▶ _WHAT YOU SHOULD DO_: Scan the lines below for the string "this" and copy every one that has it.

▶ _SUPPLIED RECORDS_:
[Start]
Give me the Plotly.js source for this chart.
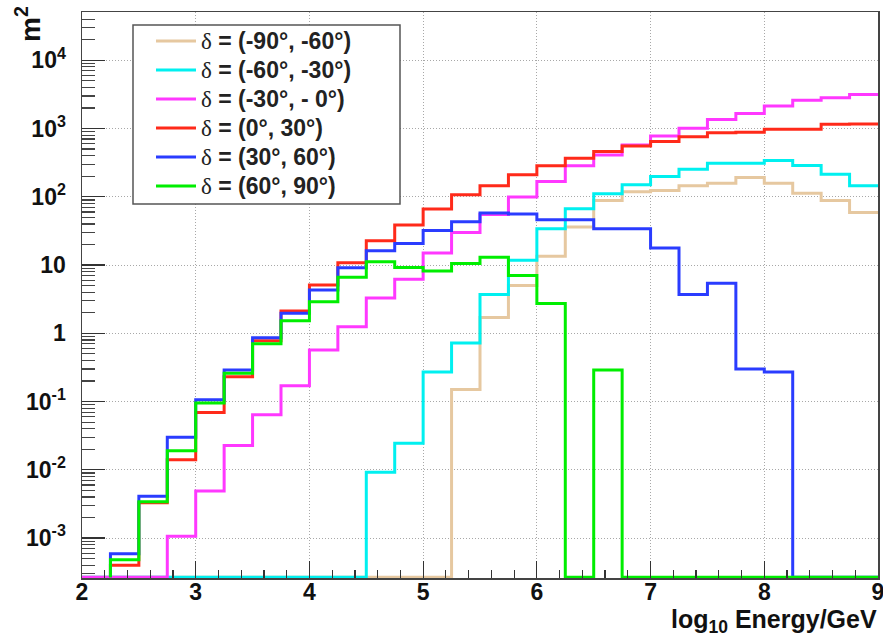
[End]
[Start]
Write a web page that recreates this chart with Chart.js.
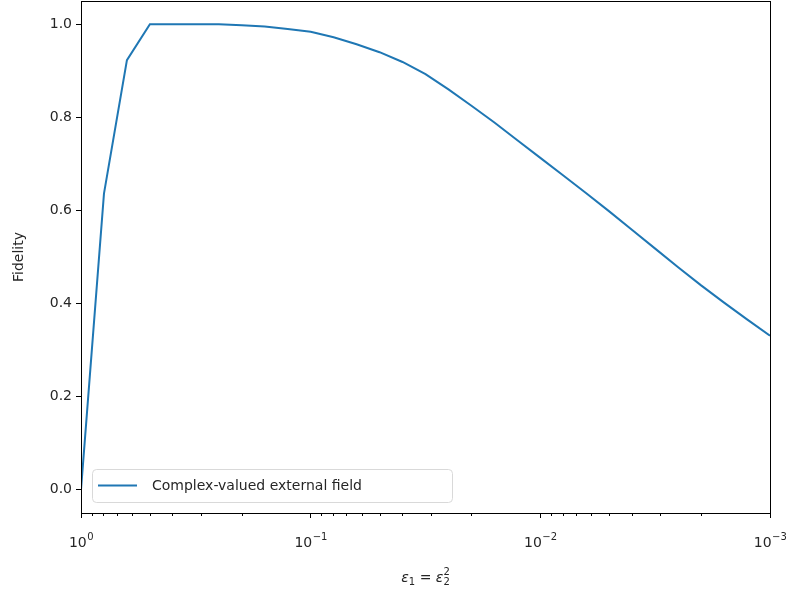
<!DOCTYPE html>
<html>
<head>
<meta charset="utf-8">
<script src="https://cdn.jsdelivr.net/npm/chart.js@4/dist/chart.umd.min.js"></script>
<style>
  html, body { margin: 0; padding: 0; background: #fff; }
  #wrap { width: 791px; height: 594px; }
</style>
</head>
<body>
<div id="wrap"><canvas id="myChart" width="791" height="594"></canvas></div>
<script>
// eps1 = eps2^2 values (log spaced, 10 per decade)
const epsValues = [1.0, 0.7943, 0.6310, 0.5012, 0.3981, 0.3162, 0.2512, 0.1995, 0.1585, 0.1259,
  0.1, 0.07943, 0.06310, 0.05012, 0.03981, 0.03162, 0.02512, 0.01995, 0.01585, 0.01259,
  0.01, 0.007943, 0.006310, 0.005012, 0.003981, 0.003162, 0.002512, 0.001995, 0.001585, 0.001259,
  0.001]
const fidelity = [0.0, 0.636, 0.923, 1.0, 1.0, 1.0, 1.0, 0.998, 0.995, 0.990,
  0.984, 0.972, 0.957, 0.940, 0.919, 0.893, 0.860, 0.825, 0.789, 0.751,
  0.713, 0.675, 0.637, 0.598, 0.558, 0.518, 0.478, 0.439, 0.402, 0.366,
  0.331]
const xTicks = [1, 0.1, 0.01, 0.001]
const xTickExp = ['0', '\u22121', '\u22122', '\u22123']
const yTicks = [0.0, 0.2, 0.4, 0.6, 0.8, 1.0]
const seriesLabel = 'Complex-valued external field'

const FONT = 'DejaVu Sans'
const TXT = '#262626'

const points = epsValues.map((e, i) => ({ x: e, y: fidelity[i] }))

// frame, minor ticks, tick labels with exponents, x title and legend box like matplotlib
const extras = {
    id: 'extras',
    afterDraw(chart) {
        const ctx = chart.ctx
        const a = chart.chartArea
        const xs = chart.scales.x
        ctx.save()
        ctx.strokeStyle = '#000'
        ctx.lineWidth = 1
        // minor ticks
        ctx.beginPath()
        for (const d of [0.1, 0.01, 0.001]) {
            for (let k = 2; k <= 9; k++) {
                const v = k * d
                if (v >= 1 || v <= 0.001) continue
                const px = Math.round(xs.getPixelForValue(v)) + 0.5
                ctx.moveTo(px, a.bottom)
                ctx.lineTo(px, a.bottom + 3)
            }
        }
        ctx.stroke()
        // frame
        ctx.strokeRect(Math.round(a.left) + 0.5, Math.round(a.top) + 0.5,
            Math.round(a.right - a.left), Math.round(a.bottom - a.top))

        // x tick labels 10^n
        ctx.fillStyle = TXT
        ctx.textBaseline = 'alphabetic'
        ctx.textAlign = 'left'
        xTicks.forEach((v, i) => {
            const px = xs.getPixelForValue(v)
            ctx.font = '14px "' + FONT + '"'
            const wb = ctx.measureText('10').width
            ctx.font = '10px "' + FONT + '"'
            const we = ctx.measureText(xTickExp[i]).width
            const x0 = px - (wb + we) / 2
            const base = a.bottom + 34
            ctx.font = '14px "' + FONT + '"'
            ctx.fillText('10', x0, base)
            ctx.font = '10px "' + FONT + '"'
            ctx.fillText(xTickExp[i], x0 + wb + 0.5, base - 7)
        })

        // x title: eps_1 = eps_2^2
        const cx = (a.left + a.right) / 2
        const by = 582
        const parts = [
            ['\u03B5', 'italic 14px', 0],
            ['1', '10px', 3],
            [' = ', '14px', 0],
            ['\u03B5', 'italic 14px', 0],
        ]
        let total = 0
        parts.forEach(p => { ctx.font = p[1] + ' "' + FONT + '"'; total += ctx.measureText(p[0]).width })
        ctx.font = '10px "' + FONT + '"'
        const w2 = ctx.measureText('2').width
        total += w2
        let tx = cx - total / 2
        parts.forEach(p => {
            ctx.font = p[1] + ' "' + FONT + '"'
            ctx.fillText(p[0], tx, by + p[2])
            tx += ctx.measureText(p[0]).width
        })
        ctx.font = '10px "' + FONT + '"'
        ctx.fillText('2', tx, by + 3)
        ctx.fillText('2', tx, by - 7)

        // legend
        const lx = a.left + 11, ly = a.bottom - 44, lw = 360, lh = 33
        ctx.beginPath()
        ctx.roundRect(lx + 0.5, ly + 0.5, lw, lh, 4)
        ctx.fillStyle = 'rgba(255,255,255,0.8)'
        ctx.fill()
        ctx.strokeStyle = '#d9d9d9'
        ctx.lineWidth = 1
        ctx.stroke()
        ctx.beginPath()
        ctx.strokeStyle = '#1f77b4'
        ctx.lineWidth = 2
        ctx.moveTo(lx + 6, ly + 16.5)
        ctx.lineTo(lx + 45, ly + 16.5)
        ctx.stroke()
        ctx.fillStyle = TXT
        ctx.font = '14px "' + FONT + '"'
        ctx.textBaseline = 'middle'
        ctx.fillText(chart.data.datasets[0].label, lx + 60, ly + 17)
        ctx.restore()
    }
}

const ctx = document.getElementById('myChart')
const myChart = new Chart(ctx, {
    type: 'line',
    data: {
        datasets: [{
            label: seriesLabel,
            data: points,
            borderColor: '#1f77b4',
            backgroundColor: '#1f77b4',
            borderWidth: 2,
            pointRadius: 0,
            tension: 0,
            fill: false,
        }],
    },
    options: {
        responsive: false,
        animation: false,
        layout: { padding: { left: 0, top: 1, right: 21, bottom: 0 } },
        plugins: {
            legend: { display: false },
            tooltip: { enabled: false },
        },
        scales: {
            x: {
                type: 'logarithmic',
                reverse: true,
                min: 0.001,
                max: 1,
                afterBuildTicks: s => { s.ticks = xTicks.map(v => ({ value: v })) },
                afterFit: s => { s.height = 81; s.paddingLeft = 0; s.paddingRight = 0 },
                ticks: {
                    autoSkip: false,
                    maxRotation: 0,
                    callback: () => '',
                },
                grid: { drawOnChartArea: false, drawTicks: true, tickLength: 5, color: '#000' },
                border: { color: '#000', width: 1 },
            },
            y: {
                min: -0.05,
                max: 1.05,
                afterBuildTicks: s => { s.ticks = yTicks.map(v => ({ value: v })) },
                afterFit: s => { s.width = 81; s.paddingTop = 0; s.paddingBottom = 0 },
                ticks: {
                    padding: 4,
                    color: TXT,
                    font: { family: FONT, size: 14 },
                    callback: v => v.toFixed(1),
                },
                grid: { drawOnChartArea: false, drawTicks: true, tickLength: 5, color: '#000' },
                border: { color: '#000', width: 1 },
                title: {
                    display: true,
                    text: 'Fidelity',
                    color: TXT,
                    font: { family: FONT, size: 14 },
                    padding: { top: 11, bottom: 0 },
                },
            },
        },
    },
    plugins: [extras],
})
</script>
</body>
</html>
[End]
▶ _WRITTEN RESPONSE_:
Give me the Plotly.js source for this chart.
Write a web page that recreates this chart with Chart.js.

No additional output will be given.